This picture of them made me throw up in my mouth a little:


----------



## Ann in Arlington (Oct 27, 2008)

Sorry, can't improve on Redford and Newman.  So, not a movie I'll go to see.  Tom Cruise is too silly.  JT would have to loose a lot of weight. . . betting that picture above is either pretty old or doctored.

I betcha it ends up much darker than the original too. . . . .

But, then, I don't hardly go to movies anyway. . . . . . . .


----------



## Betsy the Quilter (Oct 27, 2008)

My impression from reading this is that it's John Travolta, who's still very popular, trying to help his buddy Tom Cruise's career....

I think Cruise is a good enough actor, I don't care much about his weirdness since I don't have to live with him, but he's made some junk movies lately.  And there needs to be another fifty or so years go by before anyone tries to remake Butch Cassidy...

Betsy


----------



## Rasputina (May 6, 2009)

OMG no!!!!!!!!


----------



## 4Katie (Jun 27, 2009)

That is SERIOUSLY not necessary. And very wrong.



> This picture of them made me throw up in my mouth a little:


lol!


----------



## Cat (Nov 10, 2008)

Cruise makes me urp a little, too.


----------



## angelad (Jun 19, 2009)

Why?  Oh Why?


----------



## 911jason (Aug 17, 2009)

Cat said:


> Cruise makes me urp a little, too.


I laughed out loud when I saw your post Cat! =)


----------



## Carol Hanrahan (Mar 31, 2009)

Betsy, I agree.  At least 50 more years.  That means the "new" Butch and Sundance aren't even born yet!


----------



## Veronica (Jan 23, 2009)

NO!

Just.  NO.

I don't care who the actors would be, it just shouldn't be done.  *But...Cruise and Travolta? Rubbing salt in an open wound.


----------



## Angela (Nov 2, 2008)

This is just SOOOOOO wrong...


----------



## Gertie Kindle (Nov 6, 2008)

Redford and Newman still had their looks and their figures when they played Butch and Sundance.  These two?  Ick.  

What over the hill actress are they going to get to play what's her name?


----------



## CegAbq (Mar 17, 2009)

This idea is just tooo gruesome to even contemplate.


----------



## Susan in VA (Apr 3, 2009)

What next, Cruise as Rhett, or Zhivago? <shudder>


----------



## Gertie Kindle (Nov 6, 2008)

Susan in VA said:


> What next, Cruise as Rhett, or Zhivago? <shudder>


Thanks.

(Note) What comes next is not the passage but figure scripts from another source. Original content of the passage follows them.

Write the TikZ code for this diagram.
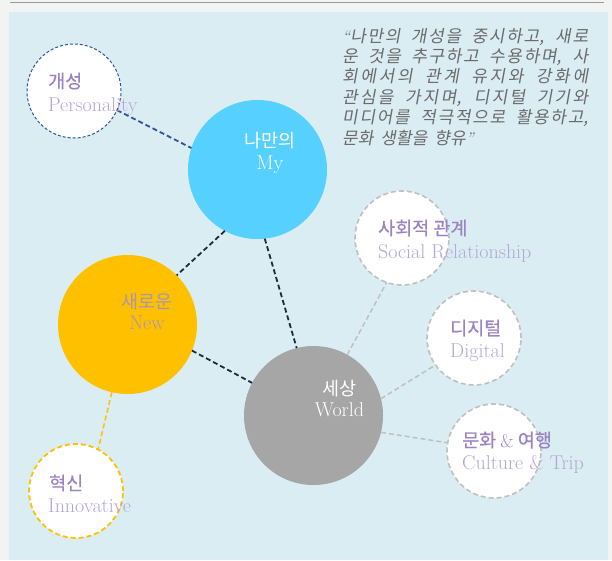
\documentclass[tikz,border=0pt]{standalone}
\usepackage{fontspec}
\newfontfamily\kr{Noto Sans CJK KR}
\newfontfamily\krb{Noto Sans CJK KR}[FakeBold=0.4]
\newfontfamily\krq{Noto Sans CJK KR}[FakeSlant=0.18]
\definecolor{outerbg}{HTML}{F2F4F4}
\definecolor{panel}{HTML}{DAEDF3}
\definecolor{rulegray}{HTML}{9A9A9A}
\definecolor{myblue}{HTML}{55D0FF}
\definecolor{newyellow}{HTML}{FFC000}
\definecolor{worldgray}{HTML}{A6A6A6}
\definecolor{persblue}{HTML}{2F5597}
\definecolor{darkline}{HTML}{1C2B3A}
\definecolor{satline}{HTML}{C0C0C0}
\definecolor{krpurple}{HTML}{9C82C2}
\definecolor{enpurple}{HTML}{B7A5D6}
\definecolor{newtext}{HTML}{A797B3}
\definecolor{quotegray}{HTML}{6A6A6A}
\tikzset{
  circ/.style={circle, inner sep=0pt, outer sep=0pt},
  bigcirc/.style={circ, minimum size=139pt},
  satcirc/.style={circ, fill=white, minimum size=94pt, line width=1.6pt, draw=satline, dash pattern=on 5pt off 3pt},
  yelcirc/.style={circ, fill=white, minimum size=94pt, line width=1.8pt, draw=newyellow, dash pattern=on 5pt off 3pt},
  perscirc/.style={circ, fill=white, minimum size=94pt, line width=1pt, draw=persblue, dash pattern=on 3pt off 2pt},
  darkcon/.style={draw=darkline, line width=1.8pt, dash pattern=on 5pt off 3pt},
  perscon/.style={draw=persblue, line width=1.8pt, dash pattern=on 5pt off 3pt},
  graycon/.style={draw=satline, line width=1.5pt, dash pattern=on 5pt off 3pt},
  yelcon/.style={draw=newyellow, line width=1.5pt, dash pattern=on 5pt off 3pt},
  krlab/.style={anchor=base west, inner sep=0pt, text=krpurple, font=\krb\fontsize{18.5}{20}\selectfont},
  enlab/.style={anchor=base west, inner sep=0pt, text=enpurple, font=\fontsize{20}{22}\selectfont},
  krin/.style={anchor=base, inner sep=0pt, font=\kr\fontsize{18.5}{20}\selectfont},
  enin/.style={anchor=base, inner sep=0pt, font=\fontsize{20}{22}\selectfont}
}
\begin{document}
\begin{tikzpicture}[x=1pt,y=-1pt]
\useasboundingbox (0,0) rectangle (612,560);
\fill[outerbg] (0,0) rectangle (612,560);
\fill[panel] (9,12) rectangle (608,560);
\draw[rulegray, line width=1.5pt] (10,2.5) -- (604,2.5);

% circles
\node[bigcirc, fill=myblue] (my) at (257.5,169.5) {};
\node[bigcirc, fill=newyellow] (new) at (127.5,324.5) {};
\node[bigcirc, fill=worldgray] (world) at (313.5,415.5) {};
\node[perscirc] (pers) at (74,91) {};
\node[satcirc] (soc) at (402,238) {};
\node[satcirc] (dig) at (474,338) {};
\node[satcirc] (cul) at (494,451) {};
\node[yelcirc] (inn) at (76,491) {};

% connectors
\draw[perscon] (pers.336) -- (my.162);
\draw[darkcon] (my.242) -- (new.45);
\draw[darkcon] (my.276) -- (world.104);
\draw[darkcon] (new.338) -- (world.152);
\draw[yelcon] (new.257) -- (inn.62);
\draw[graycon] (world.61) -- (soc.251);
\draw[graycon] (world.14) -- (dig.215);
\draw[graycon] (world.346) -- (cul.170);

% labels
\node[krlab] (persk) at (48,88) {개성};
\node[enlab] (perse) at (48,111) {Personality};
\node[krlab] (sock) at (378,235) {사회적 관계};
\node[enlab] (soce) at (378,258) {Social Relationship};
\node[krlab] (digk) at (450,335) {디지털};
\node[enlab] (dige) at (450,357) {Digital};
\node[krlab] (culk) at (462,447) {문화 {\rmfamily\mdseries\&} 여행};
\node[enlab] (cule) at (462,469) {Culture \& Trip};
\node[krlab] (innk) at (49,490) {혁신};
\node[enlab] (inne) at (48,512) {Innovative};

\node[krin, text=white] (myk) at (270,147) {나만의};
\node[enin, text=white] (mye) at (270,169) {My};
\node[krin, text=newtext] (newk) at (147,308) {새로운};
\node[enin, text=newtext] (newe) at (147,329) {New};
\node[krin, text=white] (worldk) at (339.5,395) {세상};
\node[enin, text=white] (worlde) at (339.5,416) {World};

% quote
\node[anchor=base west, inner sep=0pt, text width=246pt, align=justify, text=quotegray,
      font=\krq\fontsize{17}{20.4}\selectfont] (quote) at (342,42)
{\XeTeXlinebreaklocale "ko"\XeTeXlinebreakskip=0pt plus 1.5pt
\spaceskip=7pt plus 3pt\xspaceskip=7pt plus 3pt
{\rmfamily\itshape “}나만의 개성을 중시하고, 새로\linebreak
운 것을 추구하고 수용하며, 사\linebreak
회에서의 관계 유지와 강화에\linebreak
관심을 가지며, 디지털 기기와\linebreak
미디어를 적극적으로 활용하고,\linebreak
문화 생활을 향유{\rmfamily\itshape ”}\par};
\end{tikzpicture}
\end{document}
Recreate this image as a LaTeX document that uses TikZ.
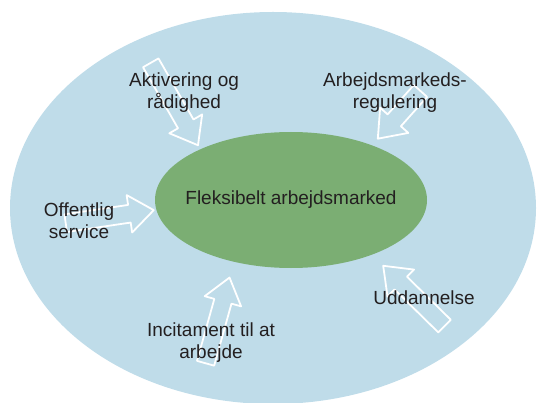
\documentclass[tikz,border=0pt]{standalone}
\usepackage{fontspec}
\setmainfont{Liberation Sans}
\usetikzlibrary{shapes.geometric, shapes.arrows, positioning}
\definecolor{Lysblaa}{RGB}{191,220,233}
\definecolor{Kernegroen}{RGB}{123,174,115}
\definecolor{Tekstgraa}{RGB}{35,31,32}
\begin{document}
\begin{tikzpicture}[
  x=1pt, y=-1pt,
  font=\fontsize{19}{22}\selectfont,
  felt/.style={ellipse, inner sep=0pt},
  pil/.style={single arrow, draw=white, line width=1.8pt, line join=round,
              inner xsep=0pt, inner ysep=8pt, single arrow head extend=10pt,
              single arrow tip angle=75},
  lbl/.style={align=center, text=Tekstgraa, inner sep=0pt}
]
\useasboundingbox (0,0) rectangle (537,403);

% felter
\node[felt, fill=Lysblaa, minimum width=526pt, minimum height=392pt] (ydre) at (273,208) {};
\node[felt, fill=Kernegroen, minimum width=272pt, minimum height=136pt] (kerne) at (291,200) {};

% pile mod kernen
\node[pil, minimum height=95pt, rotate=-60.2]  (pAkt) at (171.5,99) {};
\node[pil, minimum height=64pt, rotate=-131.8] (pReg) at (403,110.5) {};
\node[pil, minimum height=89pt, rotate=8.4]    (pOff) at (104,217.5) {};
\node[pil, minimum height=89pt, rotate=74.4]   (pInc) at (216,326) {};
\node[pil, minimum height=86pt, rotate=135.5]  (pUdd) at (418,300) {};

% tekster
\node[lbl] (kt)  at (kerne)   {Fleksibelt arbejdsmarked};
\node[lbl] (akt) at (184,93)  {Aktivering og\\rådighed};
\node[lbl] (reg) at (395,93)  {Arbejdsmarkeds-\\regulering};
\node[lbl] (off) at (79,221)  {Offentlig\\service};
\node[lbl] (inc) at (211,343) {Incitament til at\\arbejde};
\node[lbl] (udd) at (424,298) {Uddannelse};
\end{tikzpicture}
\end{document}
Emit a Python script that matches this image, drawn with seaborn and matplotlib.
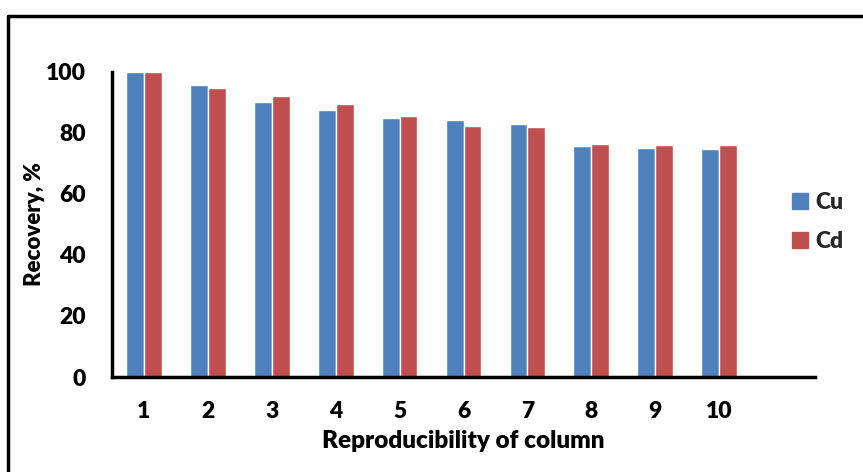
import matplotlib
matplotlib.use("Agg")
import matplotlib.pyplot as plt
import matplotlib.patches as mpatches
import seaborn as sns
import pandas as pd

categories = ["1", "2", "3", "4", "5", "6", "7", "8", "9", "10"]
cu_values = [100.0, 95.6, 90.2, 87.6, 84.8, 84.4, 82.9, 75.7, 75.1, 74.9]
cd_values = [100.0, 94.8, 92.1, 89.5, 85.6, 82.3, 82.1, 76.4, 76.1, 76.1]
series_names = ["Cu", "Cd"]
colors = ["#4F81BD", "#C0504D"]

df = pd.DataFrame({
    "run": categories * 2,
    "value": cu_values + cd_values,
    "metal": [series_names[0]] * len(categories) + [series_names[1]] * len(categories),
})

sns.set_theme(style="white")
plt.rcParams["font.family"] = ["Lato", "DejaVu Sans"]
W = "heavy"
plt.rcParams["font.weight"] = W

fig = plt.figure(figsize=(8.63, 4.72), dpi=100)
ax = fig.add_axes([112 / 863, 1 - 377 / 472, (815 - 112) / 863, (377 - 72) / 472])

sns.barplot(data=df, x="run", y="value", hue="metal", order=categories,
            hue_order=series_names, palette=colors, width=0.56, gap=0,
            saturation=1, ax=ax, legend=False)

ax.set_xlim(-0.5, 10.5)
ax.set_ylim(0, 100)
ax.set_yticks([0, 20, 40, 60, 80, 100])
for s in ["top", "right"]:
    ax.spines[s].set_visible(False)
for s in ["left", "bottom"]:
    ax.spines[s].set_color("black")
    ax.spines[s].set_linewidth(2.5)
ax.tick_params(axis="both", length=0, labelsize=16.5, colors="black")
ax.tick_params(axis="y", pad=19)
ax.tick_params(axis="x", pad=17)
for lab in ax.get_xticklabels() + ax.get_yticklabels():
    lab.set_fontweight(W)
ax.set_xlabel("Reproducibility of column", fontsize=17.5, fontweight=W,
              color="black")
ax.set_ylabel("Recovery, %", fontsize=16, fontweight=W, color="black")
ax.xaxis.set_label_coords(0.5, -(430 - 377) / 305)
ax.yaxis.set_label_coords(-(112 - 45) / 703, 0.5)

handles = [mpatches.Patch(color=c, label=n) for c, n in zip(colors, series_names)]
fig.legend(handles=handles, loc="center left", bbox_to_anchor=(771 / 863, 1 - 222 / 472),
           frameon=False, handlelength=0.7, handleheight=0.7,
           handletextpad=0.35, labelspacing=0.8, prop={"weight": W, "size": 16.5})

# chart-area border (cropped at right and bottom)
fig.add_artist(plt.Line2D([8 / 863, 8 / 863], [0, 1 - 16 / 472], color="black",
                          linewidth=2.5, transform=fig.transFigure))
fig.add_artist(plt.Line2D([8 / 863, 1], [1 - 16 / 472, 1 - 16 / 472], color="black",
                          linewidth=2.5, transform=fig.transFigure))

fig.savefig("out.png", dpi=100)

Now I won't be able to get to sleep tonight.


----------



## Debra Purdy Kong (Apr 1, 2009)

Gertie Kindle 'a/k/a Margaret Lake' said:


> Thanks. Now I won't be able to get to sleep tonight.


LOL, Gertie, and I agree with the group. No one can measure up to Redford and Newman. And if they think they can they need a reality check, or really serious makeovers.

Debra


----------



## Leslie (Apr 7, 2008)

Gertie Kindle 'a/k/a Margaret Lake' said:


> Redford and Newman still had their looks and their figures when they played Butch and Sundance. These two? Ick.


Paul Newman still had his figure when he died! His looks weren't bad, either.

Newman was 44 when he made BC&TSK, Redford was 33. Cruise and Travolta are 47 and 55. It's just wrong.



> What over the hill actress are they going to get to play what's her name?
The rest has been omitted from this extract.